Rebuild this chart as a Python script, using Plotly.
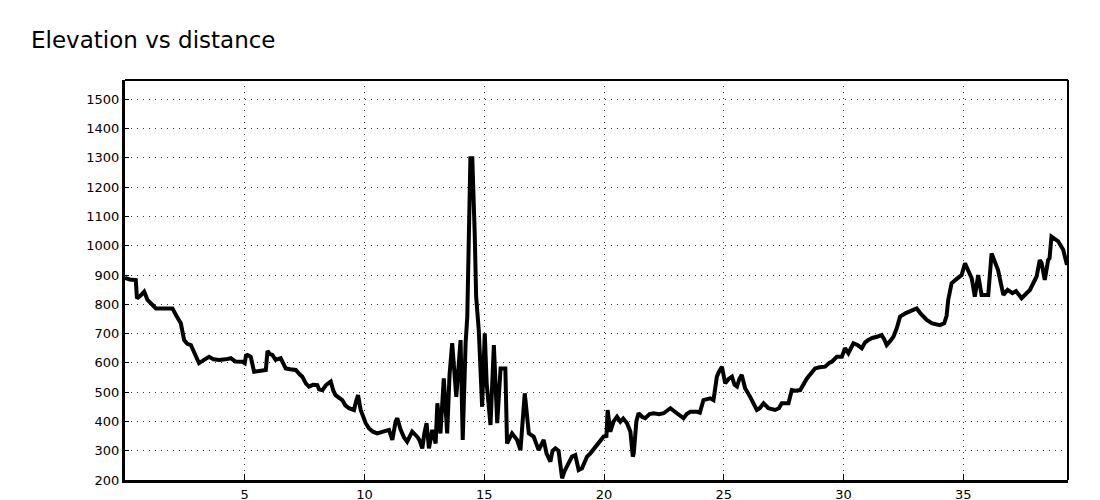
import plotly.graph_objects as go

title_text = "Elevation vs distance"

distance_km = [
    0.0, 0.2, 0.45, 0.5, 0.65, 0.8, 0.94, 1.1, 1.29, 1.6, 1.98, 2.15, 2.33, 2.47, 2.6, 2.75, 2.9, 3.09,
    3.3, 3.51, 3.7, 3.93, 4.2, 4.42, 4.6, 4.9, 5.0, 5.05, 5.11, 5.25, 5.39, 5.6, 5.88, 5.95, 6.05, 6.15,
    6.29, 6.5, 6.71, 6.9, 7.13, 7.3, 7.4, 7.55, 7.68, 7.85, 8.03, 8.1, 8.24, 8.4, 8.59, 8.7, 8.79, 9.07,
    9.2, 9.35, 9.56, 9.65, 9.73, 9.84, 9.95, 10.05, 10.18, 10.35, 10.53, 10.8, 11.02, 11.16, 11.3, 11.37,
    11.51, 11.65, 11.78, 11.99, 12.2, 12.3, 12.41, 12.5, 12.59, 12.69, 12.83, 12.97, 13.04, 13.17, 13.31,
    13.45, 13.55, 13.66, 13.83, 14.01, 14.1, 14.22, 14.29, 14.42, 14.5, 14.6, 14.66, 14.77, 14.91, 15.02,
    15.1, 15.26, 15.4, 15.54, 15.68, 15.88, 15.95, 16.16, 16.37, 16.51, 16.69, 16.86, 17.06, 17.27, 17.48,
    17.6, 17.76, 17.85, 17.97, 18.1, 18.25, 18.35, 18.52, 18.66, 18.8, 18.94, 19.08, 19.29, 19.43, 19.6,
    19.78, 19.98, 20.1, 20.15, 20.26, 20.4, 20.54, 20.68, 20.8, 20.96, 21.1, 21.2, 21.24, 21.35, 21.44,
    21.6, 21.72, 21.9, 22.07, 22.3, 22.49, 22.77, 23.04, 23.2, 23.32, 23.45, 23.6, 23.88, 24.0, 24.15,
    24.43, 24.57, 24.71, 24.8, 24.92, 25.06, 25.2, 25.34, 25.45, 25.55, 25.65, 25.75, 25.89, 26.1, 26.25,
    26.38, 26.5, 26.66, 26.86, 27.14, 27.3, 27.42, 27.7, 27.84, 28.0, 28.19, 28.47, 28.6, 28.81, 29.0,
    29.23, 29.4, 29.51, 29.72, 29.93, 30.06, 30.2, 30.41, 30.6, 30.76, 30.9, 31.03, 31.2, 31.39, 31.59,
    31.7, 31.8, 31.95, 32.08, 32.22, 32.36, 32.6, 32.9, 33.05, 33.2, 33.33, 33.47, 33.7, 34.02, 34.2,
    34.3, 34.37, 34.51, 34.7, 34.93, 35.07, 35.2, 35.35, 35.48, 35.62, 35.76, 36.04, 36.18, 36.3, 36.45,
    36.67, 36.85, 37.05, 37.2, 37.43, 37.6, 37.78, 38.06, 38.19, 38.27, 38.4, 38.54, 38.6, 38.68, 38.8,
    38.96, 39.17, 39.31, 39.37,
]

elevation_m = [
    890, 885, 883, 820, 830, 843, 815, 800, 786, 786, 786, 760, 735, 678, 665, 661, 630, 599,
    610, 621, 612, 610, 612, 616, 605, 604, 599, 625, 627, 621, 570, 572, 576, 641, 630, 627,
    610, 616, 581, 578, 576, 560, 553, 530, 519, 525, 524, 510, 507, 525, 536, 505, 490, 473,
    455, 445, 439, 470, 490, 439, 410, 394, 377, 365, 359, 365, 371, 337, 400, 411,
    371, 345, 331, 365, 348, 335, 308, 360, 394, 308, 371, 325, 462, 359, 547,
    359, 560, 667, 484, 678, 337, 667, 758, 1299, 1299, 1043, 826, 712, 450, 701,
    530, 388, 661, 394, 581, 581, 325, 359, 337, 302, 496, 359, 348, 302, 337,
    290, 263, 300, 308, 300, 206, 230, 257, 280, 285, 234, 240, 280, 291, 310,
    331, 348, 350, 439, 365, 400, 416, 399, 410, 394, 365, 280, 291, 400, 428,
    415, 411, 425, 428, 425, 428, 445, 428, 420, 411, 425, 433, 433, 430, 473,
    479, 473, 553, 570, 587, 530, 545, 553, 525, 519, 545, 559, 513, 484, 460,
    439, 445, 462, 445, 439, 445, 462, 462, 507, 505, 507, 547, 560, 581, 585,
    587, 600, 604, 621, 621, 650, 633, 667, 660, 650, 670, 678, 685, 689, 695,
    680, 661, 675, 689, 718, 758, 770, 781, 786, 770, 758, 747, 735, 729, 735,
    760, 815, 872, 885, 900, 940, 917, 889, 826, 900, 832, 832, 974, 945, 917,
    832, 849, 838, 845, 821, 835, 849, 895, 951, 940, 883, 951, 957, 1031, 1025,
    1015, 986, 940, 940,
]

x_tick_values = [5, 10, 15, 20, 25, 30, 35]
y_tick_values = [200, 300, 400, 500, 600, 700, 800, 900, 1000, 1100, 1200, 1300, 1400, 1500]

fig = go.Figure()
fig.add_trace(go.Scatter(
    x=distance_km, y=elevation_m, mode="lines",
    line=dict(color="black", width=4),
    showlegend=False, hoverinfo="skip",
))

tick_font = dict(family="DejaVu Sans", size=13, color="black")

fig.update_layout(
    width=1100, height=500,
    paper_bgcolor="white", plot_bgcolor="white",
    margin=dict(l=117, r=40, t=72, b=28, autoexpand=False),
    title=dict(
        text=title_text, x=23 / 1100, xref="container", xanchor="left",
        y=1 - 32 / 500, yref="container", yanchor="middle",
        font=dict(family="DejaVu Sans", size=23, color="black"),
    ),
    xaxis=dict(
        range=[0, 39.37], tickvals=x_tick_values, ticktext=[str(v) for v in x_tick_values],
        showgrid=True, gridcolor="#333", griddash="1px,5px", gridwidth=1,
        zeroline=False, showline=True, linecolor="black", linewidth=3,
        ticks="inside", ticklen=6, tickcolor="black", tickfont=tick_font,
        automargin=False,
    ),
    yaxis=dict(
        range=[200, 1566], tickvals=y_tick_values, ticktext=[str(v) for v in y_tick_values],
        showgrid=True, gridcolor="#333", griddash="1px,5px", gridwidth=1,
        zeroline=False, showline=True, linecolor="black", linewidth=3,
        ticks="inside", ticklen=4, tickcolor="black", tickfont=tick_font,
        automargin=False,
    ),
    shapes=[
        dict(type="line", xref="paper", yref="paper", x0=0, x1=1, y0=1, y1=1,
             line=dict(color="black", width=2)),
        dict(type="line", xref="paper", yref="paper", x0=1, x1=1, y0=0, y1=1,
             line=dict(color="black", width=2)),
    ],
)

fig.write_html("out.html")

* * * *

> Description of the task
Do not include the images; transcribe the rest of the listing exactly.

> Written answer
Rebuild this chart as a Python script, using Plotly.
import plotly.graph_objects as go

title_text = "Elevation vs distance"

distance_km = [
    0.0, 0.2, 0.45, 0.5, 0.65, 0.8, 0.94, 1.1, 1.29, 1.6, 1.98, 2.15, 2.33, 2.47, 2.6, 2.75, 2.9, 3.09,
    3.3, 3.51, 3.7, 3.93, 4.2, 4.42, 4.6, 4.9, 5.0, 5.05, 5.11, 5.25, 5.39, 5.6, 5.88, 5.95, 6.05, 6.15,
    6.29, 6.5, 6.71, 6.9, 7.13, 7.3, 7.4, 7.55, 7.68, 7.85, 8.03, 8.1, 8.24, 8.4, 8.59, 8.7, 8.79, 9.07,
    9.2, 9.35, 9.56, 9.65, 9.73, 9.84, 9.95, 10.05, 10.18, 10.35, 10.53, 10.8, 11.02, 11.16, 11.3, 11.37,
    11.51, 11.65, 11.78, 11.99, 12.2, 12.3, 12.41, 12.5, 12.59, 12.69, 12.83, 12.97, 13.04, 13.17, 13.31,
    13.45, 13.55, 13.66, 13.83, 14.01, 14.1, 14.22, 14.29, 14.42, 14.5, 14.6, 14.66, 14.77, 14.91, 15.02,
    15.1, 15.26, 15.4, 15.54, 15.68, 15.88, 15.95, 16.16, 16.37, 16.51, 16.69, 16.86, 17.06, 17.27, 17.48,
    17.6, 17.76, 17.85, 17.97, 18.1, 18.25, 18.35, 18.52, 18.66, 18.8, 18.94, 19.08, 19.29, 19.43, 19.6,
    19.78, 19.98, 20.1, 20.15, 20.26, 20.4, 20.54, 20.68, 20.8, 20.96, 21.1, 21.2, 21.24, 21.35, 21.44,
    21.6, 21.72, 21.9, 22.07, 22.3, 22.49, 22.77, 23.04, 23.2, 23.32, 23.45, 23.6, 23.88, 24.0, 24.15,
    24.43, 24.57, 24.71, 24.8, 24.92, 25.06, 25.2, 25.34, 25.45, 25.55, 25.65, 25.75, 25.89, 26.1, 26.25,
    26.38, 26.5, 26.66, 26.86, 27.14, 27.3, 27.42, 27.7, 27.84, 28.0, 28.19, 28.47, 28.6, 28.81, 29.0,
    29.23, 29.4, 29.51, 29.72, 29.93, 30.06, 30.2, 30.41, 30.6, 30.76, 30.9, 31.03, 31.2, 31.39, 31.59,
    31.7, 31.8, 31.95, 32.08, 32.22, 32.36, 32.6, 32.9, 33.05, 33.2, 33.33, 33.47, 33.7, 34.02, 34.2,
    34.3, 34.37, 34.51, 34.7, 34.93, 35.07, 35.2, 35.35, 35.48, 35.62, 35.76, 36.04, 36.18, 36.3, 36.45,
    36.67, 36.85, 37.05, 37.2, 37.43, 37.6, 37.78, 38.06, 38.19, 38.27, 38.4, 38.54, 38.6, 38.68, 38.8,
    38.96, 39.17, 39.31, 39.37,
]

elevation_m = [
    890, 885, 883, 820, 830, 843, 815, 800, 786, 786, 786, 760, 735, 678, 665, 661, 630, 599,
    610, 621, 612, 610, 612, 616, 605, 604, 599, 625, 627, 621, 570, 572, 576, 641, 630, 627,
    610, 616, 581, 578, 576, 560, 553, 530, 519, 525, 524, 510, 507, 525, 536, 505, 490, 473,
    455, 445, 439, 470, 490, 439, 410, 394, 377, 365, 359, 365, 371, 337, 400, 411,
    371, 345, 331, 365, 348, 335, 308, 360, 394, 308, 371, 325, 462, 359, 547,
    359, 560, 667, 484, 678, 337, 667, 758, 1299, 1299, 1043, 826, 712, 450, 701,
    530, 388, 661, 394, 581, 581, 325, 359, 337, 302, 496, 359, 348, 302, 337,
    290, 263, 300, 308, 300, 206, 230, 257, 280, 285, 234, 240, 280, 291, 310,
    331, 348, 350, 439, 365, 400, 416, 399, 410, 394, 365, 280, 291, 400, 428,
    415, 411, 425, 428, 425, 428, 445, 428, 420, 411, 425, 433, 433, 430, 473,
    479, 473, 553, 570, 587, 530, 545, 553, 525, 519, 545, 559, 513, 484, 460,
    439, 445, 462, 445, 439, 445, 462, 462, 507, 505, 507, 547, 560, 581, 585,
    587, 600, 604, 621, 621, 650, 633, 667, 660, 650, 670, 678, 685, 689, 695,
    680, 661, 675, 689, 718, 758, 770, 781, 786, 770, 758, 747, 735, 729, 735,
    760, 815, 872, 885, 900, 940, 917, 889, 826, 900, 832, 832, 974, 945, 917,
    832, 849, 838, 845, 821, 835, 849, 895, 951, 940, 883, 951, 957, 1031, 1025,
    1015, 986, 940, 940,
]

x_tick_values = [5, 10, 15, 20, 25, 30, 35]
y_tick_values = [200, 300, 400, 500, 600, 700, 800, 900, 1000, 1100, 1200, 1300, 1400, 1500]

fig = go.Figure()
fig.add_trace(go.Scatter(
    x=distance_km, y=elevation_m, mode="lines",
    line=dict(color="black", width=4),
    showlegend=False, hoverinfo="skip",
))

tick_font = dict(family="DejaVu Sans", size=13, color="black")

fig.update_layout(
    width=1100, height=500,
    paper_bgcolor="white", plot_bgcolor="white",
    margin=dict(l=117, r=40, t=72, b=28, autoexpand=False),
    title=dict(
        text=title_text, x=23 / 1100, xref="container", xanchor="left",
        y=1 - 32 / 500, yref="container", yanchor="middle",
        font=dict(family="DejaVu Sans", size=23, color="black"),
    ),
    xaxis=dict(
        range=[0, 39.37], tickvals=x_tick_values, ticktext=[str(v) for v in x_tick_values],
        showgrid=True, gridcolor="#333", griddash="1px,5px", gridwidth=1,
        zeroline=False, showline=True, linecolor="black", linewidth=3,
        ticks="inside", ticklen=6, tickcolor="black", tickfont=tick_font,
        automargin=False,
    ),
    yaxis=dict(
        range=[200, 1566], tickvals=y_tick_values, ticktext=[str(v) for v in y_tick_values],
        showgrid=True, gridcolor="#333", griddash="1px,5px", gridwidth=1,
        zeroline=False, showline=True, linecolor="black", linewidth=3,
        ticks="inside", ticklen=4, tickcolor="black", tickfont=tick_font,
        automargin=False,
    ),
    shapes=[
        dict(type="line", xref="paper", yref="paper", x0=0, x1=1, y0=1, y1=1,
             line=dict(color="black", width=2)),
        dict(type="line", xref="paper", yref="paper", x0=1, x1=1, y0=0, y1=1,
             line=dict(color="black", width=2)),
    ],
)

fig.write_html("out.html")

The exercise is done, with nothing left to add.